Filter the entries, keeping every line with the word "this".

_DATA_.
····················

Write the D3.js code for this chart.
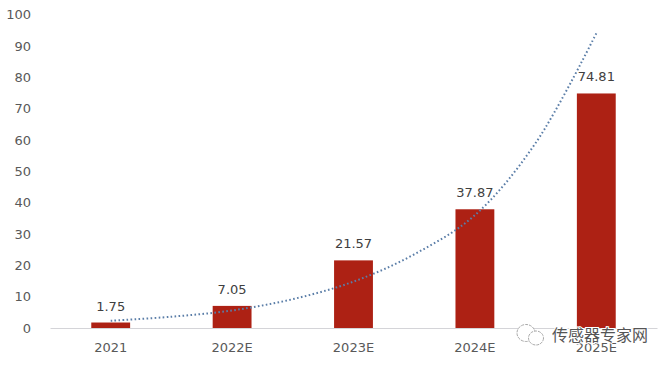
<!DOCTYPE html>
<html>
<head>
<meta charset="utf-8">
<script src="https://cdn.jsdelivr.net/npm/d3@7"></script>
<style>
  html, body { margin: 0; padding: 0; background: #fff; }
  text { font-family: "DejaVu Sans", sans-serif; }
</style>
</head>
<body>
<svg id="chart" width="668" height="365"></svg>
<script>
const categories = ["2021", "2022E", "2023E", "2024E", "2025E"];
const values = [1.75, 7.05, 21.57, 37.87, 74.81];
const yTicks = [0, 10, 20, 30, 40, 50, 60, 70, 80, 90, 100];
// dotted trend line at every half category
const trendPos = [0, 0.5, 1, 1.5, 2, 2.5, 3, 3.5, 4];
const trendValues = [2.3, 3.6, 5.6, 9.2, 14.8, 23.5, 36, 59, 94];

const svg = d3.select("#chart");

const X_SCALE = d3.scaleBand()
    .domain(categories)
    .range([50, 657])
    .paddingInner(0.68)
    .paddingOuter(0.34);
const Y_SCALE = d3.scaleLinear().domain([0, 100]).range([328, 14.5]);

// trend position is in category units, 0 = centre of the first bar
const step = X_SCALE.step();
const trendX = d3.scaleLinear()
    .domain([0, 1])
    .range([X_SCALE(categories[0]) + X_SCALE.bandwidth() / 2,
            X_SCALE(categories[0]) + X_SCALE.bandwidth() / 2 + step]);

svg.selectAll("rect.bar")
    .data(categories)
    .join("rect")
    .attr("class", "bar")
    .attr("x", d => X_SCALE(d))
    .attr("width", X_SCALE.bandwidth())
    .attr("y", (d, i) => Y_SCALE(values[i]))
    .attr("height", (d, i) => Y_SCALE(0) - Y_SCALE(values[i]))
    .attr("fill", "#ad2114");

// baseline
const xAxis = svg.append("g")
    .attr("transform", "translate(0," + Y_SCALE(0) + ")")
    .call(d3.axisBottom(X_SCALE).tickSize(0).tickPadding(15));
xAxis.select(".domain").attr("stroke", "#d4d4d8").attr("stroke-width", 1);
xAxis.selectAll("text").attr("fill", "#595959").style("font-size", "13px");

const yAxis = svg.append("g")
    .attr("transform", "translate(31,0)")
    .call(d3.axisLeft(Y_SCALE).tickValues(yTicks).tickSize(0).tickPadding(0));
yAxis.select(".domain").remove();
yAxis.selectAll("text").attr("fill", "#595959").style("font-size", "13px");

svg.append("path")
    .datum(trendPos)
    .attr("fill", "none")
    .attr("stroke", "#5b7ea8")
    .attr("stroke-width", 2)
    .attr("stroke-dasharray", "1.6 2.4")
    .attr("d", d3.line()
        .curve(d3.curveCatmullRom)
        .x(d => trendX(d))
        .y((d, i) => Y_SCALE(trendValues[i])));

svg.selectAll("text.label")
    .data(categories)
    .join("text")
    .attr("class", "label")
    .attr("x", d => X_SCALE(d) + X_SCALE.bandwidth() / 2)
    .attr("y", (d, i) => Y_SCALE(values[i]) - 12)
    .attr("text-anchor", "middle")
    .attr("fill", "#404040")
    .style("font-size", "13px")
    .text((d, i) => values[i]);

// watermark over the last tick label
const mark = svg.append("g").attr("transform", "translate(526,333)")
    .attr("fill", "none").attr("stroke", "#a8a8a8").attr("stroke-width", 1)
    .attr("stroke-dasharray", "3 1");
mark.append("ellipse").attr("cx", 0).attr("cy", 0).attr("rx", 9).attr("ry", 8.5).attr("fill", "#fff");
mark.append("ellipse").attr("cx", 10).attr("cy", 5).attr("rx", 7.5).attr("ry", 7).attr("fill", "#fff");

svg.append("text")
    .attr("x", 552)
    .attr("y", 341)
    .attr("fill", "#555")
    .attr("stroke", "#fff")
    .attr("stroke-width", 2)
    .attr("paint-order", "stroke")
    .style("font-family", "'Noto Sans CJK SC'")
    .style("font-size", "16px")
    .text("传感器专家网");
</script>
</body>
</html>
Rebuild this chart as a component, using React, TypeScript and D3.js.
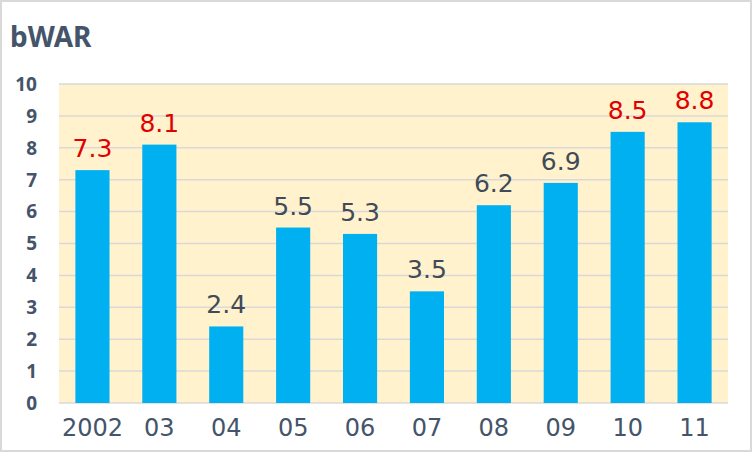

····················

_ANSWER IN FULL_.
Write the D3.js code for this chart.
Rebuild this chart as a component, using React, TypeScript and D3.js.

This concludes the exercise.